The slopewater region is influenced by surface wind-driven, deep buoyancy-driven and shelf currents, whose complex interactions can affect both the northward heat transport and southward return flows. The mean flow and variability of the Gulf Stream-slopewater system are studied using four year outputs of Miami Isopycnic Coordinate Ocean Model (MICOM) realistic high-resolution simulation of the North Atlantic circulation. Special attention is focused on the eastward Slopewater Jet (SJ), a surface current characterized by a mean path coinciding with the strong outcropping temperature front in the slopewater. The water mass, path and transport of the SJ in MICOM are found to be in reasonable agreement with the existing observations. The modeled SJ is associated in part with a GS’ secondary branch, induced by a Taylor column effect of the New England Seamount Chain (NESC) on the upper GS. This upper-ocean-topographic coupling results in a spatial GS bifurcation, and advection of GS waters into the slopewater region shortly downstream of the NESC. An EOF analysis of the pycnocline depth confirms this tendency, as the first mode displays a qualitative dependence of the GS fan-shape streamline dispersion on the strength and intersecting latitude of the incident GS. Additionally, the model displays a strong influence of the Deep Western Boundary Current (DWBC) on the path of the SJ, by acting as a potential vorticity barrier. Important interactions between the two currents are suggested by the statistical EOF of the slopewater column, as in observations. Downstream of the NESC, the SJ transport variability is seasonal in MICOM, due to the north-south annual oscillation of the GS path and mergings with anticyclonic eddies.
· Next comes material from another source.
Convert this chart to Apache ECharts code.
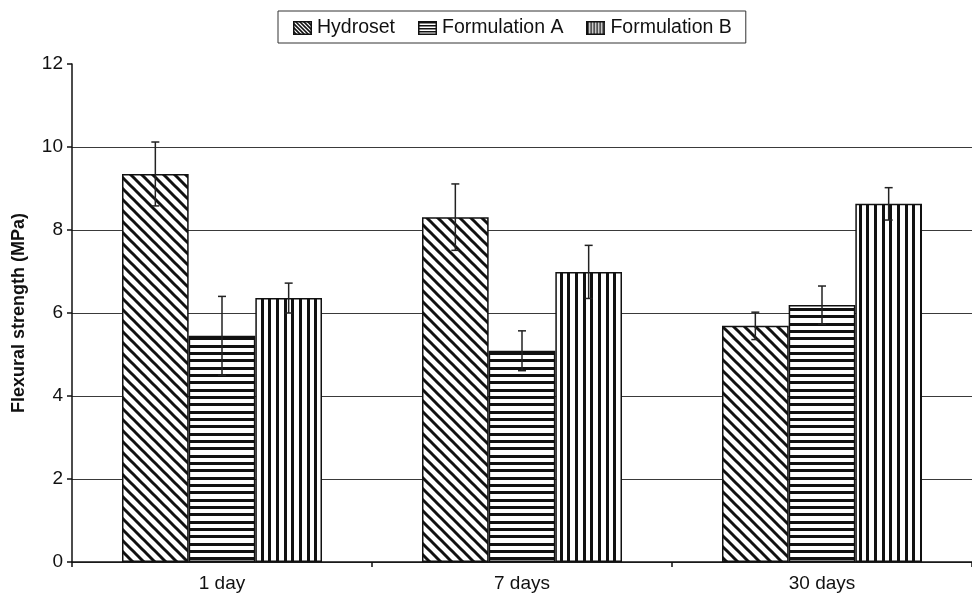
<!DOCTYPE html>
<html>
<head>
<meta charset="utf-8">
<script src="https://cdn.jsdelivr.net/npm/echarts@6/dist/echarts.min.js"></script>
<style>
  html, body { margin: 0; padding: 0; background: #fff; }
  #chart { width: 972px; height: 594px; }
</style>
</head>
<body>
<div id="chart"></div>
<script>
// Flexural strength of the three materials after 1, 7 and 30 days
const categories = ['1 day', '7 days', '30 days'];
const seriesNames = ['Hydroset', 'Formulation A', 'Formulation B'];
const hydroset = [9.35, 8.31, 5.69];
const hydrosetErr = [0.77, 0.80, 0.33];
const formulationA = [5.45, 5.09, 6.19];
const formulationAErr = [0.95, 0.48, 0.46];
const formulationB = [6.36, 6.99, 8.63];
const formulationBErr = [0.36, 0.64, 0.39];
const yTicks = [0, 2, 4, 6, 8, 10, 12];

const FONT = '"Liberation Sans", Arial, Helvetica, sans-serif';
const INK = '#111';

// Hatch fills drawn onto small repeating tiles
function diagonalTile() {
  const s = 11;
  const c = document.createElement('canvas');
  c.width = s; c.height = s;
  const g = c.getContext('2d');
  g.fillStyle = '#fff'; g.fillRect(0, 0, s, s);
  g.strokeStyle = INK; g.lineWidth = 3;
  for (let k = -1; k <= 1; k++) {
    g.beginPath();
    g.moveTo(-2, -2 + k * s);
    g.lineTo(s + 2, s + 2 + k * s);
    g.stroke();
  }
  return c;
}
function horizontalTile() {
  const c = document.createElement('canvas');
  c.width = 4; c.height = 22;
  const g = c.getContext('2d');
  g.fillStyle = '#fff'; g.fillRect(0, 0, 4, 22);
  g.fillStyle = INK;
  [0, 7, 15].forEach(y => g.fillRect(0, y, 4, 3));
  return c;
}
function verticalTile() {
  const c = document.createElement('canvas');
  c.width = 23; c.height = 4;
  const g = c.getContext('2d');
  g.fillStyle = '#fff'; g.fillRect(0, 0, 23, 4);
  g.fillStyle = INK;
  [0, 8, 15].forEach(x => g.fillRect(x, 0, 3, 4));
  return c;
}
const fills = [
  { image: diagonalTile(), repeat: 'repeat' },
  { image: horizontalTile(), repeat: 'repeat' },
  { image: verticalTile(), repeat: 'repeat' }
];

// Small legend swatches with a finer version of each hatch
function swatch(kind) {
  const w = 19, h = 14;
  const c = document.createElement('canvas');
  c.width = w; c.height = h;
  const g = c.getContext('2d');
  g.fillStyle = '#fff'; g.fillRect(0, 0, w, h);
  g.fillStyle = INK; g.strokeStyle = INK;
  if (kind === 0) {
    g.save();
    g.beginPath(); g.rect(0, 0, w, h); g.clip();
    g.lineWidth = 1.6;
    for (let k = -h; k < w + h; k += 4) {
      g.beginPath(); g.moveTo(k, 0); g.lineTo(k + h, h); g.stroke();
    }
    g.restore();
  } else if (kind === 1) {
    for (let y = 1; y < h; y += 3) g.fillRect(0, y, w, 1.5);
  } else {
    for (let x = 1; x < w; x += 3) g.fillRect(x, 0, 1.5, h);
  }
  g.lineWidth = 1.5;
  g.strokeRect(0.75, 0.75, w - 1.5, h - 1.5);
  return 'image://' + c.toDataURL();
}

const values = [hydroset, formulationA, formulationB];
const errors = [hydrosetErr, formulationAErr, formulationBErr];

const barSeries = seriesNames.map((name, i) => ({
  name: name,
  type: 'bar',
  data: values[i],
  barGap: '0%',
  barCategoryGap: '33.33%',
  itemStyle: { color: fills[i], borderColor: INK, borderWidth: 1.5 },
  emphasis: { disabled: true },
  z: 2
}));

// Error bars: one custom series per material, shifted onto its bar
const errorSeries = seriesNames.map((name, i) => ({
  type: 'custom',
  name: name + ' error',
  data: values[i].map((v, c) => [c, v, errors[i][c]]),
  z: 10,
  silent: true,
  renderItem: function (params, api) {
    const c = api.value(0), v = api.value(1), e = api.value(2);
    const band = api.size([1, 0])[0];
    const barW = band * (2 / 3) / 3;
    const center = api.coord([c, v]);
    const x = center[0] + (i - 1) * barW;
    const top = api.coord([c, v + e])[1];
    const bot = api.coord([c, v - e])[1];
    const cap = 4;
    const style = { stroke: '#222', lineWidth: 1.5, fill: null };
    return {
      type: 'group',
      children: [
        { type: 'line', shape: { x1: x, y1: top, x2: x, y2: bot }, style: style },
        { type: 'line', shape: { x1: x - cap, y1: top, x2: x + cap, y2: top }, style: style },
        { type: 'line', shape: { x1: x - cap, y1: bot, x2: x + cap, y2: bot }, style: style }
      ]
    };
  }
}));

const gridColors = yTicks.map(t => (t === yTicks[yTicks.length - 1] ? 'rgba(0,0,0,0)' : '#3a3a3a'));

const chart = echarts.init(document.getElementById('chart'), null, { renderer: 'canvas' });
chart.setOption({
  animation: false,
  backgroundColor: '#fff',
  textStyle: { fontFamily: FONT, color: INK },
  legend: {
    data: seriesNames.map((n, i) => ({ name: n, icon: swatch(i) })),
    left: 278,
    top: 11,
    itemWidth: 19,
    itemHeight: 14,
    itemGap: 23,
    padding: [7, 14, 5, 15],
    borderColor: '#333',
    borderWidth: 1,
    textStyle: { fontFamily: FONT, fontSize: 19.5, color: INK }
  },
  grid: { left: 72, right: 0, top: 64, bottom: 32, containLabel: false },
  xAxis: {
    type: 'category',
    data: categories,
    axisLine: { lineStyle: { color: INK, width: 1.5 } },
    axisTick: { show: true, alignWithLabel: false, length: 5, lineStyle: { color: INK, width: 1.5 } },
    axisLabel: { fontFamily: FONT, fontSize: 19, color: INK, margin: 12 }
  },
  yAxis: {
    type: 'value',
    min: yTicks[0],
    max: yTicks[yTicks.length - 1],
    interval: 2,
    name: 'Flexural strength (MPa)',
    nameLocation: 'middle',
    nameGap: 44,
    nameTextStyle: { fontFamily: FONT, fontSize: 18, fontWeight: 'bold', color: INK },
    axisLine: { show: true, lineStyle: { color: INK, width: 1.5 } },
    axisTick: { show: true, length: 5, lineStyle: { color: INK, width: 1.5 } },
    axisLabel: { fontFamily: FONT, fontSize: 19, color: INK, margin: 9 },
    splitLine: { show: true, lineStyle: { color: gridColors, width: 1 } }
  },
  series: barSeries.concat(errorSeries)
});
</script>
</body>
</html>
However, the variability of the SJ velocity profile is dominated (49% eigenvalue) by lateral translations of the current, at a 9-month timescale characteristic of GS meander-intensity variability. South of the Grand Banks, the transport variations of both the SJ and Labrador Current (LC) are captured by the first mode of the upper-slope water (37% of the variability), with predominant timescales corresponding to the upstream variability of the GS, and seasonality of the LC. Both modes are also in reasonable agreement with observations.